When removing a tree, it can be tempting to simply cut through the trunk low to the ground with a chainsaw. This can be a mistake, however, because a falling tree can cause a lot of damage to your garden and property. Instead, remove as many boughs as you can before tackling the trunk. This way when the tree comes down you won't be felling such a large structure. It will mark the ground less brutally and be easier to direct so that damage is minimised.

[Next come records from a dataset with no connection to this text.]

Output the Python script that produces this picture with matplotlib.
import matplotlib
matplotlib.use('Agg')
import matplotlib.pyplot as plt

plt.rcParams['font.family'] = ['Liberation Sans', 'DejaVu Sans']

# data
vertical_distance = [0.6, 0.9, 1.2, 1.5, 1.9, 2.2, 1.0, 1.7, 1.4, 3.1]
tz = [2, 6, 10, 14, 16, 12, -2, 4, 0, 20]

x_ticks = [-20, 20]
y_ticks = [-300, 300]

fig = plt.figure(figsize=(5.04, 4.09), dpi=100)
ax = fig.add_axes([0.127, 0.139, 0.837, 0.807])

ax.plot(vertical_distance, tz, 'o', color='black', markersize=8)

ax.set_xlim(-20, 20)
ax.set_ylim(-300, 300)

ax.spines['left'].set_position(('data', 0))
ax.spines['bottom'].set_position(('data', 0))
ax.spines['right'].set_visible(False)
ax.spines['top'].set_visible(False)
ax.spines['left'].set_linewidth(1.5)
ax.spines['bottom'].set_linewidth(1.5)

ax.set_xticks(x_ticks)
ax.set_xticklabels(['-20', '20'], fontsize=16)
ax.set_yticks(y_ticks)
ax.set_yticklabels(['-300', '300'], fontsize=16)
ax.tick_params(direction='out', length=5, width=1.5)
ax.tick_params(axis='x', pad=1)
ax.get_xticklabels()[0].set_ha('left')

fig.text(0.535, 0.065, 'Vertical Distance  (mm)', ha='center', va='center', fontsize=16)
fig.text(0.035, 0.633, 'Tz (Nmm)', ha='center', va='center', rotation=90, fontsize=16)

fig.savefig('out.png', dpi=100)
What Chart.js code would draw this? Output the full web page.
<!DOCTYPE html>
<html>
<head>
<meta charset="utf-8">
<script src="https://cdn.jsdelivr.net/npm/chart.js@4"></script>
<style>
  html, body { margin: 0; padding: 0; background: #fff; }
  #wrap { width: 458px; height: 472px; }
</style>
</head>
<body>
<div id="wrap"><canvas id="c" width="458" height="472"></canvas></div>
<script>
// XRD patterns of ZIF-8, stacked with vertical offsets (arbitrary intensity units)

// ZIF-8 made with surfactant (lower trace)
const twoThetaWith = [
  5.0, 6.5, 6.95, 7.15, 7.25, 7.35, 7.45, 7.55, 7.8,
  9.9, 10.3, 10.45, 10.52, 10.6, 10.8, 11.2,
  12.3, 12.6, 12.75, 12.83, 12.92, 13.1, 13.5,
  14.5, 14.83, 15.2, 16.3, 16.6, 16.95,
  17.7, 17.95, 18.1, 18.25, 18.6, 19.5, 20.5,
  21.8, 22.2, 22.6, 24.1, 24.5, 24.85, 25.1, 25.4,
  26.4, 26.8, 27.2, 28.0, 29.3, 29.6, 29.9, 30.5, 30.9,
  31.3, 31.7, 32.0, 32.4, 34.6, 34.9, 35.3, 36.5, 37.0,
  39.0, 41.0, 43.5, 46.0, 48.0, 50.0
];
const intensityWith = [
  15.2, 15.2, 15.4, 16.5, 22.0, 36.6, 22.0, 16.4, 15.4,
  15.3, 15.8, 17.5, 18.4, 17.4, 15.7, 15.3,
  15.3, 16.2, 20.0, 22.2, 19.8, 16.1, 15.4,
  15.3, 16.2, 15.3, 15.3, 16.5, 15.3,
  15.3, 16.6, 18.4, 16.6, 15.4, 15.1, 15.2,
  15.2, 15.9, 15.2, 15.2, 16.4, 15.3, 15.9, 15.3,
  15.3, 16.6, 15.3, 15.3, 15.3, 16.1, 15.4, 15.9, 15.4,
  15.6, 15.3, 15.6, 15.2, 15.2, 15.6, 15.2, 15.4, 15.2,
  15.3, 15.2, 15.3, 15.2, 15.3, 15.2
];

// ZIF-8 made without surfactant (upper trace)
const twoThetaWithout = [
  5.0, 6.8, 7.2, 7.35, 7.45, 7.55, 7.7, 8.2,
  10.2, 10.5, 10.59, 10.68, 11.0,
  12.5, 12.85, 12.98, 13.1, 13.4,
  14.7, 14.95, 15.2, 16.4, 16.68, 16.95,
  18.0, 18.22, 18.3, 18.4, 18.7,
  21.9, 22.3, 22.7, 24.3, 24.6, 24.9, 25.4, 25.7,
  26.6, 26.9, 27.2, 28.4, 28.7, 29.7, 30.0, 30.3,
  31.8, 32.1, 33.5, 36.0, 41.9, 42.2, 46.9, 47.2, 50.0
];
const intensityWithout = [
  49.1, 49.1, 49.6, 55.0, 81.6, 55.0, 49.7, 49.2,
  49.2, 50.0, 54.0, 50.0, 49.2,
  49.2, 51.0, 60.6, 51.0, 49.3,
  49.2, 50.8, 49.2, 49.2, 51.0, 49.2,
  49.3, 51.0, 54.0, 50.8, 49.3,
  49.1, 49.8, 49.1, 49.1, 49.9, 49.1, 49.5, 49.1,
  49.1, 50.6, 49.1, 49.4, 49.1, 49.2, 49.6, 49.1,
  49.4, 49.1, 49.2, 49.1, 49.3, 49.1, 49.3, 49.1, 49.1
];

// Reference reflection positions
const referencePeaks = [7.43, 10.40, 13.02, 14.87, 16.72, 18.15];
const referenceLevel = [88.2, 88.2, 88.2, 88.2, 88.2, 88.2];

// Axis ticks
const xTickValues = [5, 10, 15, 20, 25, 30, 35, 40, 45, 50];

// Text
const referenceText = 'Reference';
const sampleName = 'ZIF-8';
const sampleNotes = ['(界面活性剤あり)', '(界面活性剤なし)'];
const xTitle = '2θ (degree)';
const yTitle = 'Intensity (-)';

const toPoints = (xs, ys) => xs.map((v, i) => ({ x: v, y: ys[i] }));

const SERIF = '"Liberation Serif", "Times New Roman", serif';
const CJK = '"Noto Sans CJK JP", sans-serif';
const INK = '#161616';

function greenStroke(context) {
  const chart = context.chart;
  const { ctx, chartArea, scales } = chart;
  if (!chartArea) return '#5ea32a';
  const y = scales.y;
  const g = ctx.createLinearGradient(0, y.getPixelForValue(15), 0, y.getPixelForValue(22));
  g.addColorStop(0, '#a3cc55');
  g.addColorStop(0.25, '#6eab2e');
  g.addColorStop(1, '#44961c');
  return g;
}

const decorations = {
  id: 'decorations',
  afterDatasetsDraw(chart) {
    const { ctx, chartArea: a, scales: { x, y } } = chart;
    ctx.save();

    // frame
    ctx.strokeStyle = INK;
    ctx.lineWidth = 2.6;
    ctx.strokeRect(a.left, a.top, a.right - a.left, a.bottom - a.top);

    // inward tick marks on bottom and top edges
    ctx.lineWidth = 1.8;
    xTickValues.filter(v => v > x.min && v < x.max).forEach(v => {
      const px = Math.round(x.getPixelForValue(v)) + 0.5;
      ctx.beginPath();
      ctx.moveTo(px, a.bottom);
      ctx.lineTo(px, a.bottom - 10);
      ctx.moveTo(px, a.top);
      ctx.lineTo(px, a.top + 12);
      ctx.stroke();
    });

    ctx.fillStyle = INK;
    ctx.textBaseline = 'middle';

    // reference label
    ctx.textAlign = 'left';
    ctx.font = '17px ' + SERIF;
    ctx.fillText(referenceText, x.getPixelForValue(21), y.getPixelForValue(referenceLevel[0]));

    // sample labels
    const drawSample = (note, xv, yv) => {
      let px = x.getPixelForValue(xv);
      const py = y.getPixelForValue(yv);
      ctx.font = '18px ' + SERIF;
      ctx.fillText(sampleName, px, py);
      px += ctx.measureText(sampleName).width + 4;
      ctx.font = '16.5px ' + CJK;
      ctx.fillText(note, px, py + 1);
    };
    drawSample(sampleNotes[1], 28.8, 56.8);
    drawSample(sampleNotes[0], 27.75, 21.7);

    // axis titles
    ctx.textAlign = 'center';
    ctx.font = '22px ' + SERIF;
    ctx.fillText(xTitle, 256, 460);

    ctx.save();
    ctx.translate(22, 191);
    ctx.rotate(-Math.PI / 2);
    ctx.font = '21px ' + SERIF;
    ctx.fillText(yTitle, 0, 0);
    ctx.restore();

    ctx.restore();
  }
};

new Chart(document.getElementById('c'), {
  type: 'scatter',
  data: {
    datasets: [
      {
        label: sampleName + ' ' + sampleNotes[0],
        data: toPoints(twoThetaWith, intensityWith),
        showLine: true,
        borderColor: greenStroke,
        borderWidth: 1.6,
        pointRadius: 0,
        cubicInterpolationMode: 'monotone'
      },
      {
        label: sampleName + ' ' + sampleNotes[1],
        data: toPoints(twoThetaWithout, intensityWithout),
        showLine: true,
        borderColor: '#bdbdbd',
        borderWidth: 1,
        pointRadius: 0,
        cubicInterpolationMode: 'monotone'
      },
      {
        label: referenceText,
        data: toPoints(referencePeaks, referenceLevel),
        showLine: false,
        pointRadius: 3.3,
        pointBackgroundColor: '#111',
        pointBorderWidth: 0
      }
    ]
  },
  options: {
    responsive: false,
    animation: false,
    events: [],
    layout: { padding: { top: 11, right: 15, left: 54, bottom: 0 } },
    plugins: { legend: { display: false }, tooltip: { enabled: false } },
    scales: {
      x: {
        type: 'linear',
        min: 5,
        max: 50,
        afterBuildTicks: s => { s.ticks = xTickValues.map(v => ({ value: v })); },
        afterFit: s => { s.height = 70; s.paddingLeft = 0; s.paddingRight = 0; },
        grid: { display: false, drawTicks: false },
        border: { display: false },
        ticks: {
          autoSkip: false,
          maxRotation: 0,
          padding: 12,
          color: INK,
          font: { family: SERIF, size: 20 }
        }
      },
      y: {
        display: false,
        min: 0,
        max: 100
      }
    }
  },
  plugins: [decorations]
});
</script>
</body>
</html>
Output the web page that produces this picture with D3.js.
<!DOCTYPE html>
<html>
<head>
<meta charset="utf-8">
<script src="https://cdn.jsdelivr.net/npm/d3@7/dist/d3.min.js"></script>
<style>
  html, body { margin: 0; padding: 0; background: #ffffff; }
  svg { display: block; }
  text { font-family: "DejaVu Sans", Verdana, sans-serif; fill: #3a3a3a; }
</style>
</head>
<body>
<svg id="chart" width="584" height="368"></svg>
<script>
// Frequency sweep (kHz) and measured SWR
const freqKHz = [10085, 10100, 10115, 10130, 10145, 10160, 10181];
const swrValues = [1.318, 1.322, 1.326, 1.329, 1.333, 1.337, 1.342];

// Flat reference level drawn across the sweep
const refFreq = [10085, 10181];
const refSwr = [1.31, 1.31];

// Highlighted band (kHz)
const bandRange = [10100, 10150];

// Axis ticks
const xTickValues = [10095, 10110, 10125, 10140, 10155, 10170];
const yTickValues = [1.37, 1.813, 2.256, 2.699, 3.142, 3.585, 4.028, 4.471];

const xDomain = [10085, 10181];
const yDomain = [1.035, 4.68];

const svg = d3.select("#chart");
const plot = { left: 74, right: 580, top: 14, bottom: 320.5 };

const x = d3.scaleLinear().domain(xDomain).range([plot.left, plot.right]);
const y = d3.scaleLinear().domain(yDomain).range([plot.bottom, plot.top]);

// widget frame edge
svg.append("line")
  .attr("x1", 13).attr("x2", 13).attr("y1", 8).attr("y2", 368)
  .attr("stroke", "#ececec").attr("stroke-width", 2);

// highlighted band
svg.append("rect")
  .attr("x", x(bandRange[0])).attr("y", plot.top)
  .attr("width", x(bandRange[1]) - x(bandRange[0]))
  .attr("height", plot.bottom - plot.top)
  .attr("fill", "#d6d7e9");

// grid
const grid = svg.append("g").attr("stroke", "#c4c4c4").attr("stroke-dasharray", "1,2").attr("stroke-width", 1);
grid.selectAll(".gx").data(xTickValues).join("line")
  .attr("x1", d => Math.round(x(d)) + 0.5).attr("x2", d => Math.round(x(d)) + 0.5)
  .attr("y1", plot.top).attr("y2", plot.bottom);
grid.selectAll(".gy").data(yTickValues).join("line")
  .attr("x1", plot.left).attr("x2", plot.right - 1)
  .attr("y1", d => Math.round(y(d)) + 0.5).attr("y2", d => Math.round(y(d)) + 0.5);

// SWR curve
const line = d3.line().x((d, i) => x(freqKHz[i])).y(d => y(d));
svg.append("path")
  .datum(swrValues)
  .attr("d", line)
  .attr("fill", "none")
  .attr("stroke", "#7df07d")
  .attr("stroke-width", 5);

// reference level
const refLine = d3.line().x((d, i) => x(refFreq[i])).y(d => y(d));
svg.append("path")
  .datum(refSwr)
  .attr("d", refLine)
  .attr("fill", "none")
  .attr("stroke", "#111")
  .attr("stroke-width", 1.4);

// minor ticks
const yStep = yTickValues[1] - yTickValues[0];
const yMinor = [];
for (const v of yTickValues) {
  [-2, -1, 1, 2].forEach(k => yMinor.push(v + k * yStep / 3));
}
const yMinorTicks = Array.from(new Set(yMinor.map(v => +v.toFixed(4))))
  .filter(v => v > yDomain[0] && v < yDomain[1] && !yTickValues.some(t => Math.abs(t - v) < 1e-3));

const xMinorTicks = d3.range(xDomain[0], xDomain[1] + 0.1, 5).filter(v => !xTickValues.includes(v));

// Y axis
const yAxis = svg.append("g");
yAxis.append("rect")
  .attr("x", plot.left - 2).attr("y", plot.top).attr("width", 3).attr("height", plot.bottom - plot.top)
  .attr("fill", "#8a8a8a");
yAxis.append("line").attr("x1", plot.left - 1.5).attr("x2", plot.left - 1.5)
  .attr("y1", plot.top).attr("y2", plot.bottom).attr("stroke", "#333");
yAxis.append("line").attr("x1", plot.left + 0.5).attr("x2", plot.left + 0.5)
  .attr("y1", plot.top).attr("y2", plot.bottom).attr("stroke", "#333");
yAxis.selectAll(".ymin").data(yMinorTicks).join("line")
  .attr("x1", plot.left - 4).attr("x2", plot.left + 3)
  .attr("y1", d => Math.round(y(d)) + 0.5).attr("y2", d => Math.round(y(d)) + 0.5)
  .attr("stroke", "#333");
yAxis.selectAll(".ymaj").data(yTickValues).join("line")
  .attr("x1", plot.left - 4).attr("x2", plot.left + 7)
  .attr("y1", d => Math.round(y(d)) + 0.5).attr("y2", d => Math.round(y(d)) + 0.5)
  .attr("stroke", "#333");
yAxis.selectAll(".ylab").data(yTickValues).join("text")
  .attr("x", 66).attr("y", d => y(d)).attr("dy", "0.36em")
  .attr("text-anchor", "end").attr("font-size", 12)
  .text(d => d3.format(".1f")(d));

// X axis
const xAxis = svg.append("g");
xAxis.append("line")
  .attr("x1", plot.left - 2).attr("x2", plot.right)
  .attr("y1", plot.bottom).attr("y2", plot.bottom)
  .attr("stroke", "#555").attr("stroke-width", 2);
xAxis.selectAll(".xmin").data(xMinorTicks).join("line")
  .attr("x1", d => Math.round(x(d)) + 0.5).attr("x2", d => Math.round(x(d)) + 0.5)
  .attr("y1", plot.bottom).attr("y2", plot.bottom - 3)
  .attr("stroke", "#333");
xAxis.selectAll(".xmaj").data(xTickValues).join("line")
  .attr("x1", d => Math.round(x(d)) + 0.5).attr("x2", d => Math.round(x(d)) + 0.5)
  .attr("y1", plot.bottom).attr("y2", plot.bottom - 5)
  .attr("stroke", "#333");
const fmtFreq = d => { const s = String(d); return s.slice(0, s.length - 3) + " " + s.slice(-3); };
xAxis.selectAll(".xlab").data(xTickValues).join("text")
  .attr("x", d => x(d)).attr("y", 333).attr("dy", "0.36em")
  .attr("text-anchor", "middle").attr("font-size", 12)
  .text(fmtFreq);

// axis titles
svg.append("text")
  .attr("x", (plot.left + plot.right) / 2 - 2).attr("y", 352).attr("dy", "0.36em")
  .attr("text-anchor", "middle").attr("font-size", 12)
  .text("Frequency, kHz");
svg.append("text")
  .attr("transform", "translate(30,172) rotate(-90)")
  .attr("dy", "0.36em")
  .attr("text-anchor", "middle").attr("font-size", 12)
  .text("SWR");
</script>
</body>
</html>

When chopping out a deciduous tree, it is advisable to do the job in late autumn or winter so that the weight of new growth and leaves is kept to a minimum. Use a wood chipper to get rid of the excess branches and opt for a bin hire service so that all of the wood is easy to remove from your property.

Chopping a Tree Trunk

When the tree is as bare as you can make it without endangering yourself, it is time to cut it at its trunk. In order to make the tree fall the right way, saw or use a felling axe on one side of the trunk only. This should be the side that you want the tree to fall. As the incision you make gets bigger, it is possible that the trunk could twist and the tree to come down in an unexpected way. Therefore, always be prepared to get out of the way rapidly, if needed. If you throw a line high up into the tree over a branch then you can tie this off to a peg in the ground which will help to direct its fall in the way you want. When cutting into a trunk, create a horizontal V-pattern rather than trying to cut all the way through in one go. As the trunk loses its strength, it becomes more likely it will cave in under its own weight over the V and fall in the most advantageous manner.